SET PROBLEM |
Exactly reproduce all the records, keeping pictures out of the copy.
= = =
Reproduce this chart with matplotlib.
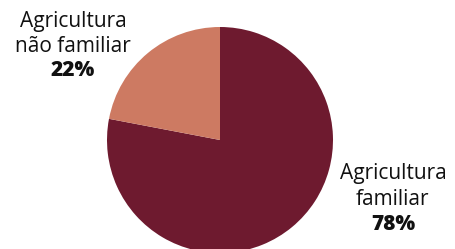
import matplotlib.pyplot as plt

# data
categorias = ['Agricultura\nfamiliar', 'Agricultura\nnão familiar']
valores = [78, 22]
cores = ['#6e1a2f', '#cd7a62']

plt.rcParams['font.family'] = ['Open Sans', 'DejaVu Sans']

fig = plt.figure(figsize=(4.55, 2.49), dpi=100)
ax = fig.add_axes([0, 0, 1, 1])

ax.pie(valores, colors=cores, startangle=90, counterclock=False, radius=1,
       center=(0, 0), wedgeprops={'linewidth': 0})

# pixel scale: radius ~113 px, centre at (220, 140) px
s = 113.0
ax.set_xlim(-220 / s, (455 - 220) / s)
ax.set_ylim(-(249 - 140) / s, 140 / s)
ax.set_aspect('auto')
ax.axis('off')

def rotulo(x, ys, nome, pct):
    linhas = nome.split('\n')
    for y, t in zip(ys, linhas):
        ax.text(x, y, t, ha='center', va='baseline', fontsize=15, color='#111111')
    ax.text(x, ys[len(linhas)], f'{pct}%', ha='center', va='baseline',
            fontsize=15, fontweight='heavy', color='#111111')

# label positions (baselines, in px)
rotulo((393 - 220) / s, [(140 - 179) / s, (140 - 205) / s, (140 - 230) / s],
       categorias[0], valores[0])
rotulo((73 - 220) / s, [(140 - 27) / s, (140 - 52) / s, (140 - 76) / s],
       categorias[1], valores[1])

fig.savefig('out.png', dpi=100)
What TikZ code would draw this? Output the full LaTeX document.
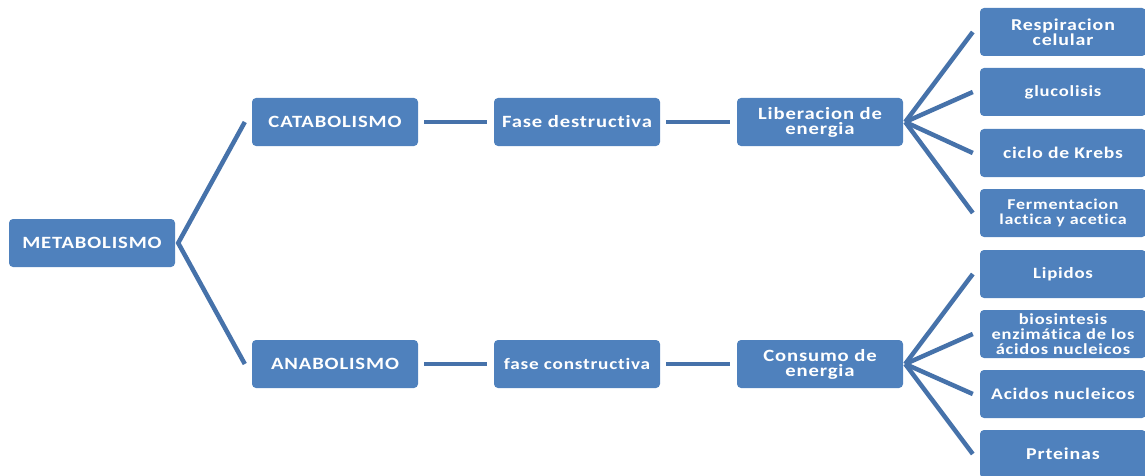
= = =
WRITTEN SOLUTION |
Reproduce this chart with matplotlib.
import matplotlib.pyplot as plt

# data
categorias = ['Agricultura\nfamiliar', 'Agricultura\nnão familiar']
valores = [78, 22]
cores = ['#6e1a2f', '#cd7a62']

plt.rcParams['font.family'] = ['Open Sans', 'DejaVu Sans']

fig = plt.figure(figsize=(4.55, 2.49), dpi=100)
ax = fig.add_axes([0, 0, 1, 1])

ax.pie(valores, colors=cores, startangle=90, counterclock=False, radius=1,
       center=(0, 0), wedgeprops={'linewidth': 0})

# pixel scale: radius ~113 px, centre at (220, 140) px
s = 113.0
ax.set_xlim(-220 / s, (455 - 220) / s)
ax.set_ylim(-(249 - 140) / s, 140 / s)
ax.set_aspect('auto')
ax.axis('off')

def rotulo(x, ys, nome, pct):
    linhas = nome.split('\n')
    for y, t in zip(ys, linhas):
        ax.text(x, y, t, ha='center', va='baseline', fontsize=15, color='#111111')
    ax.text(x, ys[len(linhas)], f'{pct}%', ha='center', va='baseline',
            fontsize=15, fontweight='heavy', color='#111111')

# label positions (baselines, in px)
rotulo((393 - 220) / s, [(140 - 179) / s, (140 - 205) / s, (140 - 230) / s],
       categorias[0], valores[0])
rotulo((73 - 220) / s, [(140 - 27) / s, (140 - 52) / s, (140 - 76) / s],
       categorias[1], valores[1])

fig.savefig('out.png', dpi=100)
What TikZ code would draw this? Output the full LaTeX document.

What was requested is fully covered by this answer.